Opinión
Desconexión
Periodista y escritora
-Actualizado a
Imagino un lugar sin cobertura. Imagino un lugar verde, sin internet, y pienso que me dedicaría a leer, escribir novelas, textos, poemas, a pasear por la orilla de un río o por caminos sin edificios. Pero es mentira, imagino las palabras que lo describen, solo eso. Lo cierto es que ya no puedo imaginarme, de verdad, un lugar sin conexión. Puedo creer que lo imagino, incluso inventarlo, pero no consigo colocarme ahí y ver la forma en la que pasaría los días. De alguna manera, he ligado la idea de lo colectivo a la conexión en red. Contemplo la posibilidad de la desconexión, a lo sumo, como un paréntesis, y no demasiado largo.
No sé por qué pienso en ello, pero me obligo a hacerlo cada cierto tiempo. Desde hace poco, por primera vez en mi vida, ya no me parece una idea deseable. Llegó a ser mi aspiración mayor. En los tiempos de agitación laboral frenética, hace pocos años, solo anhelaba echar el tiempo atrás para volver a los días en los que irse a la costa significaba viajar hacia dentro, sola, ese ejercicio a medio camino entre la melancolía y el deseo íntimo de ser otra persona. Los tiempos del periódico en papel por la mañana, rituales de caminante, lecturas sin necesidad de compartir los frutos.
Ayer estuve hablando con un arquitecto lejanamente conocido. Coincidimos en la inauguración de un centro social de periferia. Me pareció un hombre tranquilo, sensato, un tipo maduro y de conversación jovial. En un momento dado, alguien se acercó a hablarme sobre los asuntos del feminismo y la violencia. Estoy tan acostumbrada que di por hecho que aquel hombre no necesitaba mayores explicaciones, un contexto, datos. Así que le conté lo que me había sucedido en un supermercado cercano hace solo unos días.
Sucedió que estaba yo comprando 200 gramos de jamón de york cuando se colocó junto a mí una mujer a la que di las buenas tardes sin mirarla. En lugar de responderme, ella empezó a hablar con una voz cascada por la edad, un tono monocorde, sin alteraciones, mirando fijamente hacia el mostrador de los embutidos. "Tuve que esperar cincuenta años a que se muriera para dejar de recibir palizas. Era camionero, y cada vez que volvía, palizas a diario. A diario. Tuve que esperar cincuenta años también para tener dinero mío. Por primera vez en mi vida dinero mío, hace nada. Ni un duro me dio en toda la vida. Cincuenta años. Todavía duermo con el cuchillo debajo de la almohada. A los críos también les pegaba, pero a mí… desnuda me sacaba en invierno a la calle. Desnuda y congelada".

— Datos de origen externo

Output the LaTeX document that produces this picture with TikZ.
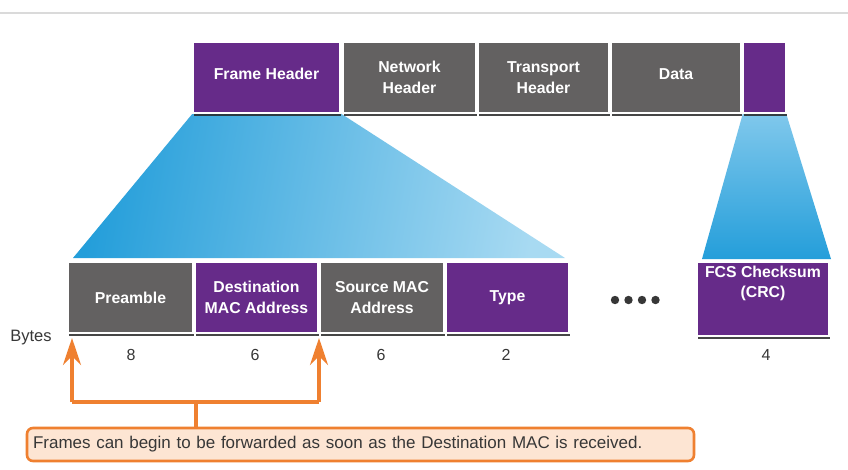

Durante los minutos que duró su monólogo mantuvo la vista fija en el mismo punto entre los embutidos. Era una mujer anciana y enjuta, seca, con la dureza de las gentes pobres, de las pieles sin cremas ni afeites, el cuerpo nervudo y minúsculo. Le respondí, pasmada: "Hijo de perra". Después, se dio la vuelta y se marchó sin más.
Así se lo conté al arquitecto, que me preguntó sorprendido si eso era común. No el hecho de que se me acerque una mujer y me cuente su dolor, sino la violencia de aquel hombre contra ella. Me di cuenta de que él no tenía ni idea, y de que además su interés era genuino. Le di cuatro datos básicos sobre violencia machista en España, que lo dejaron boquiabierto, y entendí que aquel tipo vivía absolutamente desconectado de la realidad. No sé si debería decir de la realidad o de la actualidad. No sé en que punto convergen ambas, ni cuánto. Pero lo cierto es que debe de ser un buen arquitecto, y probablemente, qué sé yo, un atento padre y amigo afable. Sin embargo, su desconexión lo sitúa en una realidad completamente distinta a la mía, y me pregunto si podría mantener una conversación larga con él y sobre qué.
Venía todo esto a esta nuevo descubrimiento sobre la desconexión. Hasta hace poco me parecía una idea magnífica, el colmo de lo deseable. Ya no. Y me sorprende que aquella mujer maltratada, con una vida pobre y perra, supiera acercarse a mí, supiera que ahora puede contar a una desconocida lo que ha sufrido, incluso si sabe que esta desconocida que soy está acostumbrada a eso, mientras que el hombre de la inauguración ignora absolutamente todo sobre la realidad que vivimos las mujeres. Probablemente porque acabamos de empezar a contarla. Ella lo sabe porque lo necesita. Él lo ignora por lo contrario, porque no lo necesita. De eso se trata.